In [1]:
from keras.models import Model, Sequential
from keras.layers import Dense, Dropout
import numpy
import pandas

Using TensorFlow backend.


In [2]:
from sklearn.metrics import classification_report, confusion_matrix
from sklearn.preprocessing import StandardScaler, RobustScaler, PowerTransformer, QuantileTransformer 

#### Prepare data

In [3]:
trainmatchups = pandas.read_csv('kerasfiles/train.matchups.ODstats.csv')
print(trainmatchups.shape)
traindata = trainmatchups.values

(25844, 133)


In [4]:
traindata = trainmatchups.values

trainX = traindata[:,1:]
trainY = traindata[:,0]

print(trainX.shape)
print(trainY.shape)

input_shape = trainX.shape[1]

(25844, 132)
(25844,)


#### Create Model

In [5]:
def create_model(dropout=0.2,kernel_initializer='normal'):
    model = Sequential()
    model.add(Dense(256, kernel_initializer=kernel_initializer, activation='relu', input_shape=(input_shape,)))
    model.add(Dropout(dropout))
    model.add(Dense(128, kernel_initializer=kernel_initializer, activation='relu'))
    model.add(Dropout(dropout))
    model.add(Dense(64, kernel_initializer=kernel_initializer, activation='relu'))
    model.add(Dropout(dropout))
    model.add(Dense(16, kernel_initializer=kernel_initializer, activation='relu'))
    model.add(Dense(1, kernel_initializer=kernel_initializer, activation='sigmoid'))
    model.compile(loss='binary_crossentropy', optimizer='adam', metrics=['accuracy'])
    return model

In [6]:
model = create_model(0.1)
model.summary()

_________________________________________________________________
Layer (type)                 Output Shape              Param #   
dense_1 (Dense)              (None, 256)               34048     
_________________________________________________________________
dropout_1 (Dropout)          (None, 256)               0         
_________________________________________________________________
dense_2 (Dense)              (None, 128)               32896     
_________________________________________________________________
dropout_2 (Dropout)          (None, 128)               0         
_________________________________________________________________
dense_3 (Dense)              (None, 64)                8256      
_________________________________________________________________
dropout_3 (Dropout)          (None, 64)                0         
_________________________________________________________________
dense_4 (Dense)              (None, 16)                1040      
__________

#### Prepare data

In [17]:
#trainX_scaled = trainX
#scaler = StandardScaler()
#trainX_scaled = scaler.fit_transform(trainX)
#scaler = RobustScaler()
#trainX_scaled = scaler.fit_transform(trainX)
#scaler = PowerTransformer()
#trainX_scaled = scaler.fit_transform(trainX)
scaler = QuantileTransformer()
trainX_scaled = scaler.fit_transform(trainX)

#### Train Model

In [18]:
model.fit(trainX_scaled, trainY, epochs=50, batch_size=500, verbose=0)

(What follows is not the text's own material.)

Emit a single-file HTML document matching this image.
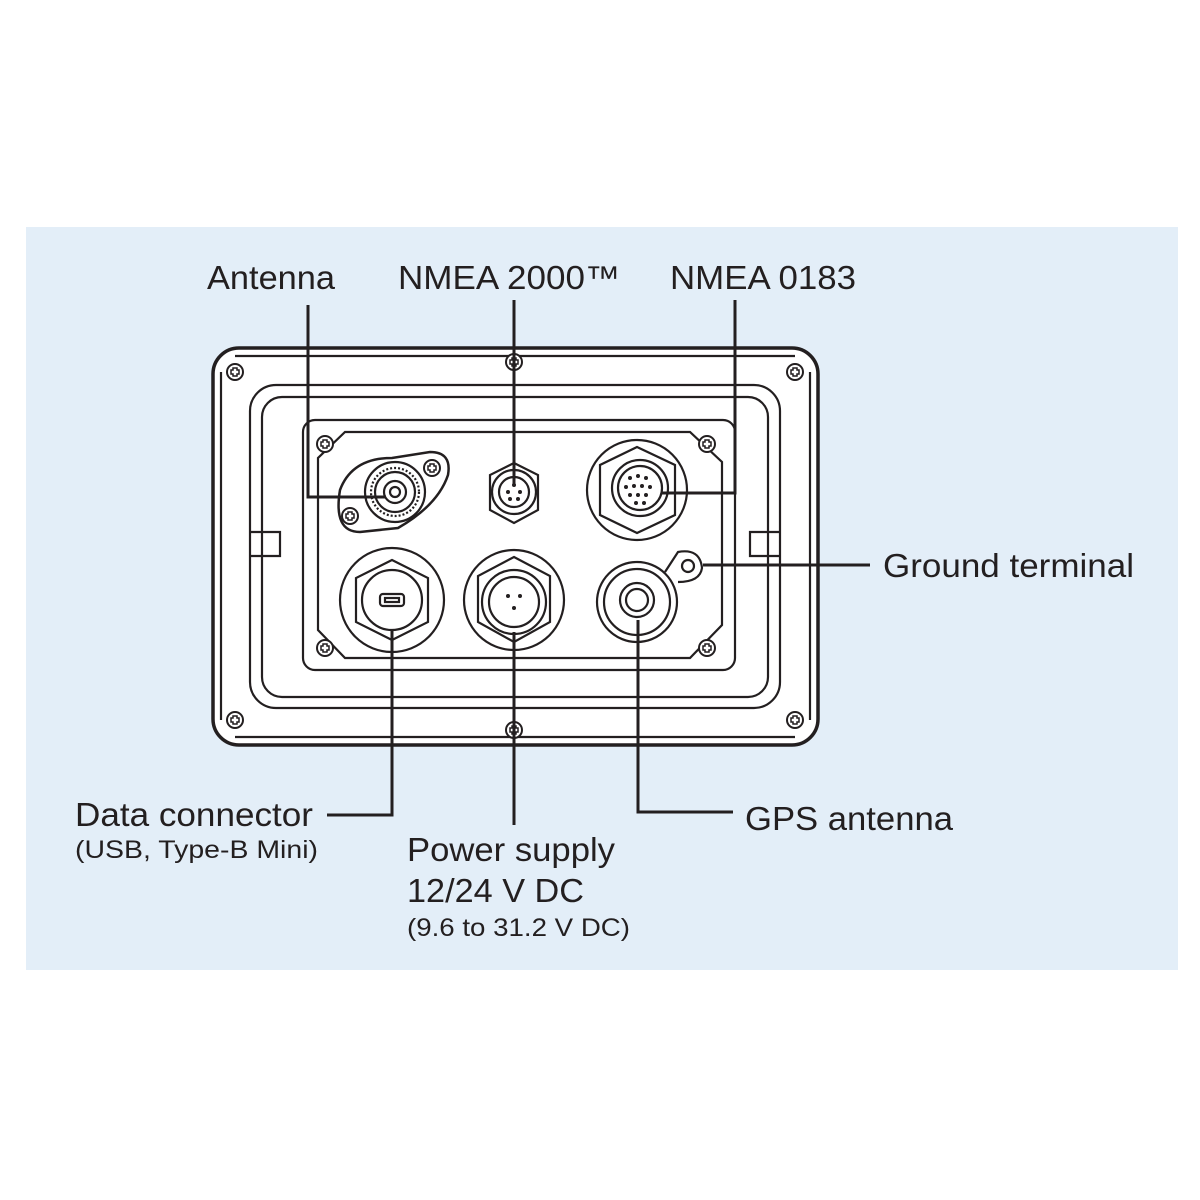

<keras.callbacks.History at 0x7f252651b7b8>

In [19]:
scores = model.evaluate(trainX_scaled, trainY)
print("\n%s: %.2f" % (model.metrics_names[0], scores[0]))
print("\n%s: %.2f%%" % (model.metrics_names[1], scores[1]*100))


loss: 0.32

acc: 86.14%


#### Load test dataset

In [20]:
testmatchups = pandas.read_csv('kerasfiles/test.matchups.ODstats.csv')
print(testmatchups.shape)

(11390, 135)


In [21]:
testdata = testmatchups.values
testdata.shape

(11390, 135)

In [22]:
testdata = testmatchups.values

testID = testdata[:,0]                # ID for submission
testT = testdata[:,1].astype(int)     # played matchups during tourneys
testY = testdata[:,2].astype(int)     # truth (0 or 1) if played, 0 otherwise 
testX = testdata[:,3:].astype(float)  # features

print(testID.shape)
print(testT.shape)
print(testX.shape)
print(testY.shape)

(11390,)
(11390,)
(11390, 132)
(11390,)


In [23]:
# scale
testX_scaled = scaler.transform(testX)

#### Predict test

In [24]:
# predict all matchups
Yhat = model.predict_classes(testX_scaled)
Yprob = model.predict_proba(testX_scaled)

In [25]:
# evaluate only played matchups 
scores = model.evaluate(testX_scaled[testT==1,:], testY[testT==1])
print("\n%s: %.2f" % (model.metrics_names[0], scores[0]))
print("\n%s: %.2f%%" % (model.metrics_names[1], scores[1]*100))


loss: 0.63

acc: 62.99%


In [26]:
# confusion matrix for played matchups
matrix = confusion_matrix(testY[testT==1], Yhat[testT==1])
matrix

array([[116,  57],
       [ 67,  95]])

#### Create submission file

In [None]:
pandas.DataFrame({'ID':testID,'Pred':Yprob.reshape((11390,))}).to_csv('predictions/Pred_NN_Dense.csv',index=False)